Mi suegra se incorpora en su silla y me dice severamente, como si me estuviera impartiendo una lección.

“Por realización personal. Porque era un privilegio y un honor. En ese tiempo no había necesidad de decir que eras profesor porque la gente en la calle lo percibía. Había un componente vocacional muy fuerte, de amor no sólo por la humanidad sino que por cada ser humano. Cuando conversaba con mis alumnos, su dolor era mi dolor. Sus logros eran mis logros. Eso me llenaba de satisfacción”, explica.

“Los mejores años de mi vida fueron como normalista, tanto alumna como profesora. Cuando hablaba con los niños siempre les decía, ‘ustedes son lo más importante que yo tengo, y yo debo ser lo más importante que ustedes tienen, pero eso me lo tengo que ganar’”, concluye.

Es hora de cerrar los libros. Se ha acabado la lección.

David Cortés Serey | Agencia Uno

David Cortés Serey | Agencia Uno

Bonus Track: “Porotos con Semen”

Por supuesto, una vida de docencia en distintas comunidades arrastra una retahíla de anécdotas, pero quizá la mejor que recuerda mi suegra es la de los “porotos con semen”.

Tranquilos, ya viene la explicación.

Mientras trabajaba en la escuela de Nehuelbe, un día llegó una apoderada -la madre del único niño no mapuche, de apellido Otone- preocupada a consultar con ella.

- Profesora -le dijo con respeto- ¿qué le dan a comer a los niños en la escuela?
- Bueno, legumbres, leche, preparados… lo normal. ¿Por qué?
- Es que… -dijo la mujer bajando la voz algo abochornada- mi hijo dice que les dan semen.

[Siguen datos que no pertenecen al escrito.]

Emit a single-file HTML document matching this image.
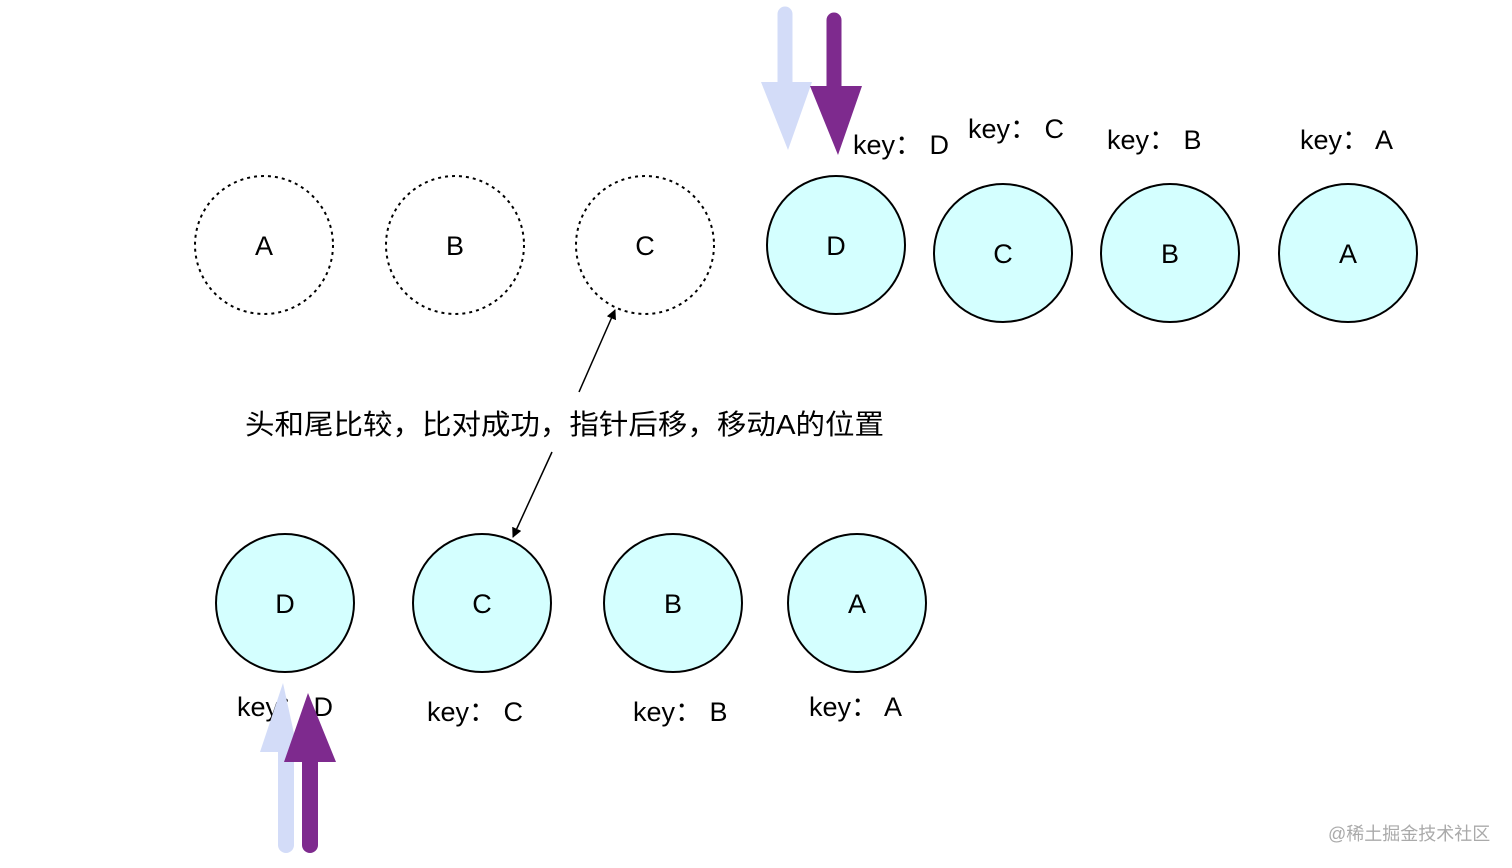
<!DOCTYPE html>
<html><head><meta charset="utf-8"><style>
html,body{margin:0;padding:0;background:#fff;width:1512px;height:868px;overflow:hidden}
svg{display:block}
text{font-family:"Liberation Sans","Noto Sans CJK SC",sans-serif;fill:#000}
</style></head><body>
<svg width="1512" height="868" viewBox="0 0 1512 868" xmlns="http://www.w3.org/2000/svg">
<defs><marker id="ah" markerWidth="10" markerHeight="10" refX="9" refY="5" orient="auto" markerUnits="userSpaceOnUse"><path d="M0,0 L10,5 L0,10 Z" fill="#000"/></marker></defs>
<g fill="#fff" stroke="#000" stroke-width="2" stroke-dasharray="3,4">
<circle cx="264" cy="245" r="69"/><circle cx="455" cy="245" r="69"/><circle cx="645" cy="245" r="69"/>
</g>
<g fill="#d4ffff" stroke="#000" stroke-width="2">
<circle cx="836" cy="245" r="69"/><circle cx="1003" cy="253" r="69"/><circle cx="1170" cy="253" r="69"/><circle cx="1348" cy="253" r="69"/>
<circle cx="285" cy="603" r="69"/><circle cx="482" cy="603" r="69"/><circle cx="673" cy="603" r="69"/><circle cx="857" cy="603" r="69"/>
</g>
<g font-size="27" text-anchor="middle">
<text x="264" y="255">A</text><text x="455" y="255">B</text><text x="645" y="255">C</text>
<text x="836" y="255">D</text><text x="1003" y="263">C</text><text x="1170" y="263">B</text><text x="1348" y="263">A</text>
<text x="285" y="613">D</text><text x="482" y="613">C</text><text x="673" y="613">B</text><text x="857" y="613">A</text>
</g>
<g font-size="27">
<text x="853" y="154">key： D</text><text x="968" y="138">key： C</text><text x="1107" y="149">key： B</text><text x="1300" y="149">key： A</text>
<text x="237" y="716">key： D</text><text x="427" y="721">key： C</text><text x="633" y="721">key： B</text><text x="809" y="716">key： A</text>
</g>
<text x="245" y="434" font-size="28" textLength="639" lengthAdjust="spacingAndGlyphs">头和尾比较，比对成功，指针后移，移动A的位置</text>
<line x1="579" y1="392" x2="615" y2="310" stroke="#000" stroke-width="1.5" marker-end="url(#ah)"/>
<line x1="552" y1="452" x2="513" y2="537" stroke="#000" stroke-width="1.5" marker-end="url(#ah)"/>
<!-- top arrows -->
<line x1="785" y1="14" x2="785" y2="90" stroke="#d3dcf8" stroke-width="15" stroke-linecap="round"/>
<polygon points="761,82 812,82 788,150" fill="#d3dcf8"/>
<line x1="834" y1="20" x2="834" y2="92" stroke="#7e2a8e" stroke-width="15" stroke-linecap="round"/>
<polygon points="810,86 862,86 838,155" fill="#7e2a8e"/>
<!-- bottom arrows -->
<line x1="286" y1="745" x2="286" y2="845" stroke="#d3dcf8" stroke-width="16" stroke-linecap="round"/>
<polygon points="260,752 298,752 283,683" fill="#d3dcf8"/>
<line x1="310" y1="755" x2="310" y2="845" stroke="#7e2a8e" stroke-width="16" stroke-linecap="round"/>
<polygon points="284,762 336,762 308,693" fill="#7e2a8e"/>
<text x="1328" y="840" font-size="18" style="fill:#aaa">@稀土掘金技术社区</text>
</svg>
</body></html>
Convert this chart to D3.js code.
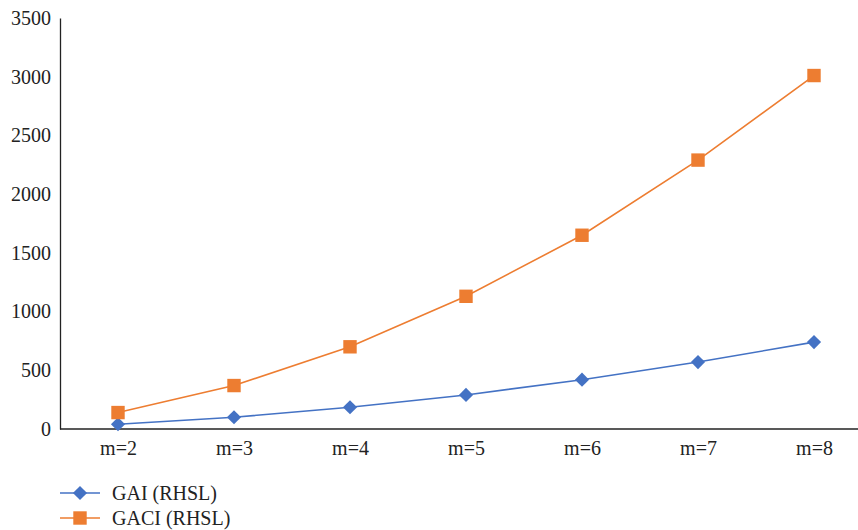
<!DOCTYPE html>
<html>
<head>
<meta charset="utf-8">
<script src="https://cdn.jsdelivr.net/npm/d3@7"></script>
<style>
  html, body { margin: 0; padding: 0; background: #fff; }
</style>
</head>
<body>
<svg id="chart" width="858" height="530"></svg>
<script>
const categories = ["m=2", "m=3", "m=4", "m=5", "m=6", "m=7", "m=8"];
const gaiValues  = [40, 100, 185, 290, 420, 570, 740];
const gaciValues = [140, 370, 700, 1130, 1650, 2290, 3010];
const yTicks = [0, 500, 1000, 1500, 2000, 2500, 3000, 3500];
const seriesNames = ["GAI (RHSL)", "GACI (RHSL)"];

const FONT = "\"Liberation Serif\"";
const svg = d3.select("#chart");
const plotLeft = 60, plotTop = 18, plotBottom = 429;

const x = d3.scalePoint().domain(categories).range([118, 814]);
const y = d3.scaleLinear().domain([0, 3500]).range([plotBottom, plotTop]);

// y axis
const yAxis = svg.append("g")
  .attr("transform", `translate(${plotLeft},0)`)
  .call(d3.axisLeft(y).tickValues(yTicks).tickFormat(d3.format("d")).tickSize(0).tickPadding(9));
yAxis.attr("font-family", null);
yAxis.select(".domain").attr("stroke", "#222").attr("stroke-width", 1.3);
yAxis.selectAll("text").style("font-family", FONT).style("font-size", "20px").attr("fill", "#222");

// x axis
const xAxis = svg.append("g")
  .attr("transform", `translate(0,${plotBottom})`)
  .call(d3.axisBottom(x).tickSize(0).tickPadding(12));
xAxis.attr("font-family", null);
xAxis.select(".domain").attr("d", `M${plotLeft},0H858`).attr("stroke", "#222").attr("stroke-width", 1.3);
xAxis.selectAll("text").style("font-family", FONT).style("font-size", "20px").attr("fill", "#222");

const line = d3.line().x((d, i) => x(categories[i])).y(d => y(d));

// diamond = square rotated 45 degrees
const series = [
  { name: seriesNames[0], values: gaiValues, color: "#4472C4", size: 100, rot: 45 },
  { name: seriesNames[1], values: gaciValues, color: "#ED7D31", size: 180, rot: 0 }
];

series.forEach(s => {
  svg.append("path")
    .datum(s.values)
    .attr("fill", "none")
    .attr("stroke", s.color)
    .attr("stroke-width", 1.6)
    .attr("d", line);
  svg.append("g").selectAll("path")
    .data(s.values)
    .join("path")
    .attr("transform", (d, i) => `translate(${x(categories[i])},${y(d)}) rotate(${s.rot})`)
    .attr("d", d3.symbol().type(d3.symbolSquare).size(s.size))
    .attr("fill", s.color);
});

// legend
const legend = svg.append("g");
series.forEach((s, i) => {
  const ly = 493 + i * 25;
  legend.append("line")
    .attr("x1", 60).attr("x2", 100).attr("y1", ly).attr("y2", ly)
    .attr("stroke", s.color).attr("stroke-width", 1.6);
  legend.append("path")
    .attr("transform", `translate(80,${ly}) rotate(${s.rot})`)
    .attr("d", d3.symbol().type(d3.symbolSquare).size(s.size))
    .attr("fill", s.color);
  legend.append("text")
    .attr("x", 112).attr("y", ly).attr("dy", "0.35em")
    .style("font-family", FONT)
    .style("font-size", "20px")
    .attr("fill", "#222")
    .text(s.name);
});
</script>
</body>
</html>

Mi suegra no daba crédito a lo que escuchaba. ¿De dónde podían haber sacado eso? De inmediato fue a hablar con la manipuladora de alimentos, también mapuche, por cierto.

- Oiga Domitila, ¿qué les dio de almuerzo a los niños hoy?
- Lo de siempre no má’ pue: porotos con semen.

Y entonces mi suegra reparó en los sacos grandes que enviaba el gobierno, con una mezcla fortificante para agregar a la comida. Sobre el saco se leía en letras grandes las siglas “SCM” (Sopa Completa Mixta).

De haber ocurrido hoy, sería el escándalo de la semana en Primer Plano.